◆ **WHAT THE TASK REQUIRES**
Retype exactly the lines below, beginning with the first and ending with the line where "e_transformer_power_mW = [30, 219, 180, 379, 508]" appears.

━━━━━━━━━━━━━━━━━━━━━━━━━━━━━━

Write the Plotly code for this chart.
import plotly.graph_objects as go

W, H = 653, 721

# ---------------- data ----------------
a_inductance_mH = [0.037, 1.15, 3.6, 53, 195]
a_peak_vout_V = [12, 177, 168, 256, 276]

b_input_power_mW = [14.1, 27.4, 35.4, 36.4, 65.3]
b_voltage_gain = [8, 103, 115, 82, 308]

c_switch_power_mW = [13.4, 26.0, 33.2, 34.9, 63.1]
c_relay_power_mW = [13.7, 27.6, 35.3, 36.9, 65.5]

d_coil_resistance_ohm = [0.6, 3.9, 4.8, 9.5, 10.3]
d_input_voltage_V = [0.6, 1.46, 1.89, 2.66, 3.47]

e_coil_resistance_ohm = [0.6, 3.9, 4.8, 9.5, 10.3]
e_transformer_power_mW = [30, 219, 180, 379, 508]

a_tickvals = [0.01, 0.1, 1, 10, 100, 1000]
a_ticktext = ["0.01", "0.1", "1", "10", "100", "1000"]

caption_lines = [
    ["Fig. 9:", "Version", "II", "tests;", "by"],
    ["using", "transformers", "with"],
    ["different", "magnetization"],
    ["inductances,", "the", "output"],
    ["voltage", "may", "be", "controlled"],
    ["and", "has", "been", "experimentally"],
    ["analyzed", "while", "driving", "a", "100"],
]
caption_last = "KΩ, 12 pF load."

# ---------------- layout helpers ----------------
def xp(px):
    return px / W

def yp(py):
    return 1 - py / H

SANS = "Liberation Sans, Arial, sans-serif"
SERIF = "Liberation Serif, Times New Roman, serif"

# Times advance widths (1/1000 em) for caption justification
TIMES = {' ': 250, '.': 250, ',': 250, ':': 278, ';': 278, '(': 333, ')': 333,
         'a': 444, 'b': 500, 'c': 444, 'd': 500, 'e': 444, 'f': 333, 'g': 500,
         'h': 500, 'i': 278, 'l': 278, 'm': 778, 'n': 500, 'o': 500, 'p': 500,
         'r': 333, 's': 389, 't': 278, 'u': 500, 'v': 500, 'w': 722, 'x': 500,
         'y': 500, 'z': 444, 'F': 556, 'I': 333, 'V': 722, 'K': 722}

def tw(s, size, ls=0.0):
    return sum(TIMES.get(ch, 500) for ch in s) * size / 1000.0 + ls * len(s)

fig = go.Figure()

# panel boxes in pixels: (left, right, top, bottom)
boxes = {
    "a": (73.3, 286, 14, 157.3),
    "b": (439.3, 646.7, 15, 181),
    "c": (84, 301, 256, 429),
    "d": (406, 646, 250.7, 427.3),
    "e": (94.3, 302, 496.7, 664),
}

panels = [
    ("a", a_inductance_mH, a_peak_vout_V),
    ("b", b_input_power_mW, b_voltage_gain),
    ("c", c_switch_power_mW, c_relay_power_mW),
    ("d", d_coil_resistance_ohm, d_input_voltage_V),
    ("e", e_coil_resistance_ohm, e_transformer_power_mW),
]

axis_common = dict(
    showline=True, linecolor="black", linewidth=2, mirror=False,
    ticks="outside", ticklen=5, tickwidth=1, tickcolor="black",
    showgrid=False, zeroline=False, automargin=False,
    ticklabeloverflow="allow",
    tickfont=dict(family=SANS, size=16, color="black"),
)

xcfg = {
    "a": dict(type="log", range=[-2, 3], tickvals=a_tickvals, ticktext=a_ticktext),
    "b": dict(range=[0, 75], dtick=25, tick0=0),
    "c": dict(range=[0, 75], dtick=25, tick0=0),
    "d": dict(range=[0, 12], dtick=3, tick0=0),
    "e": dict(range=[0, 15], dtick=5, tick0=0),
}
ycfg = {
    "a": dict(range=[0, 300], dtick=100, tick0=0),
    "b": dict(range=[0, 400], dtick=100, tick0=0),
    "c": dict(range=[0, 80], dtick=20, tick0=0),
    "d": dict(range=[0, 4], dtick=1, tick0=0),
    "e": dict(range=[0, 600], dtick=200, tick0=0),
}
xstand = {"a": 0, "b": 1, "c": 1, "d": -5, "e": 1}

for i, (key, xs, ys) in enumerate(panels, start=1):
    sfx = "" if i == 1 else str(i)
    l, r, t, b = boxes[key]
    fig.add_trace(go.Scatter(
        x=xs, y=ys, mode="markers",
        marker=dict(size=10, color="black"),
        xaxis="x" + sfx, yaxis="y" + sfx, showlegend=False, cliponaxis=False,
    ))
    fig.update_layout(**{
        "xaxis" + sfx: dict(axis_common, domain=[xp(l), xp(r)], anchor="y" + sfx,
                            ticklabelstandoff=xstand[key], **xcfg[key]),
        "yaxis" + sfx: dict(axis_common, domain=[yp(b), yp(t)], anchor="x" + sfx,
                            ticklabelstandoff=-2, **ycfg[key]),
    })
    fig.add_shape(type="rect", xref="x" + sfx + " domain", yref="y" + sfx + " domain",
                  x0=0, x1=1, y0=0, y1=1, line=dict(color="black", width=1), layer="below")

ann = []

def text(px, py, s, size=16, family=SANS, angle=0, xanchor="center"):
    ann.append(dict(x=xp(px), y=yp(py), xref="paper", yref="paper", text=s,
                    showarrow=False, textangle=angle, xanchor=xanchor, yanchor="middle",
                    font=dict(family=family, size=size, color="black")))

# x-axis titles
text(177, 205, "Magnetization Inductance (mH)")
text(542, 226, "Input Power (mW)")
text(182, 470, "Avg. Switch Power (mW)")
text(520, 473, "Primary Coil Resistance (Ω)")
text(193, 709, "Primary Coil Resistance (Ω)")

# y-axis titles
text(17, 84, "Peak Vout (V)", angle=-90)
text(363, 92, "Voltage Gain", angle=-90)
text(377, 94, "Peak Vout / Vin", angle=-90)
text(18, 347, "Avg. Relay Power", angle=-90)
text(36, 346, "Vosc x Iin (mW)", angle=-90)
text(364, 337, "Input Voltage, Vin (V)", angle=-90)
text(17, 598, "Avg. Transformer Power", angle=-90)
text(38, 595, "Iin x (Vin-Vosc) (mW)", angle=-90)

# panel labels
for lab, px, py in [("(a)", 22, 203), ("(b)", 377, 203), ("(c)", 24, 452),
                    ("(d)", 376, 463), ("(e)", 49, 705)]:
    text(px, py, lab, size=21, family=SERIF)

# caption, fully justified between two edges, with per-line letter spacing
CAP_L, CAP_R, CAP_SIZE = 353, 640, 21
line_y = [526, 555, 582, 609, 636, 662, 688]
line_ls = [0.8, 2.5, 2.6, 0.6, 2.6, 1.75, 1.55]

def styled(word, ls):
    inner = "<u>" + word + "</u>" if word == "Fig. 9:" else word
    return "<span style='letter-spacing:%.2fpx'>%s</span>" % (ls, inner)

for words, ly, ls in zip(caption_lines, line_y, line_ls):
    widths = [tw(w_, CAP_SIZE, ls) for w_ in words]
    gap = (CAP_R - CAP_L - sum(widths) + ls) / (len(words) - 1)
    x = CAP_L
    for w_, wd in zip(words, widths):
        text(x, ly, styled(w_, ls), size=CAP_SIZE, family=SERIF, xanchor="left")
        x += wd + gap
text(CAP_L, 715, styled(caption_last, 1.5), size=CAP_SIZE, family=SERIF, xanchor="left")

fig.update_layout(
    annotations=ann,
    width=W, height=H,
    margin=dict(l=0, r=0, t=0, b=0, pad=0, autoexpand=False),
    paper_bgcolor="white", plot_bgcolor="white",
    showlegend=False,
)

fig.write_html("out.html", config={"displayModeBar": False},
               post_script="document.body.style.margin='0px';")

━━━━━━━━━━━━━━━━━━━━━━━━━━━━━━

◆ **THE REPLY**
Write the Plotly code for this chart.
import plotly.graph_objects as go

W, H = 653, 721

# ---------------- data ----------------
a_inductance_mH = [0.037, 1.15, 3.6, 53, 195]
a_peak_vout_V = [12, 177, 168, 256, 276]

b_input_power_mW = [14.1, 27.4, 35.4, 36.4, 65.3]
b_voltage_gain = [8, 103, 115, 82, 308]

c_switch_power_mW = [13.4, 26.0, 33.2, 34.9, 63.1]
c_relay_power_mW = [13.7, 27.6, 35.3, 36.9, 65.5]

d_coil_resistance_ohm = [0.6, 3.9, 4.8, 9.5, 10.3]
d_input_voltage_V = [0.6, 1.46, 1.89, 2.66, 3.47]

e_coil_resistance_ohm = [0.6, 3.9, 4.8, 9.5, 10.3]
e_transformer_power_mW = [30, 219, 180, 379, 508]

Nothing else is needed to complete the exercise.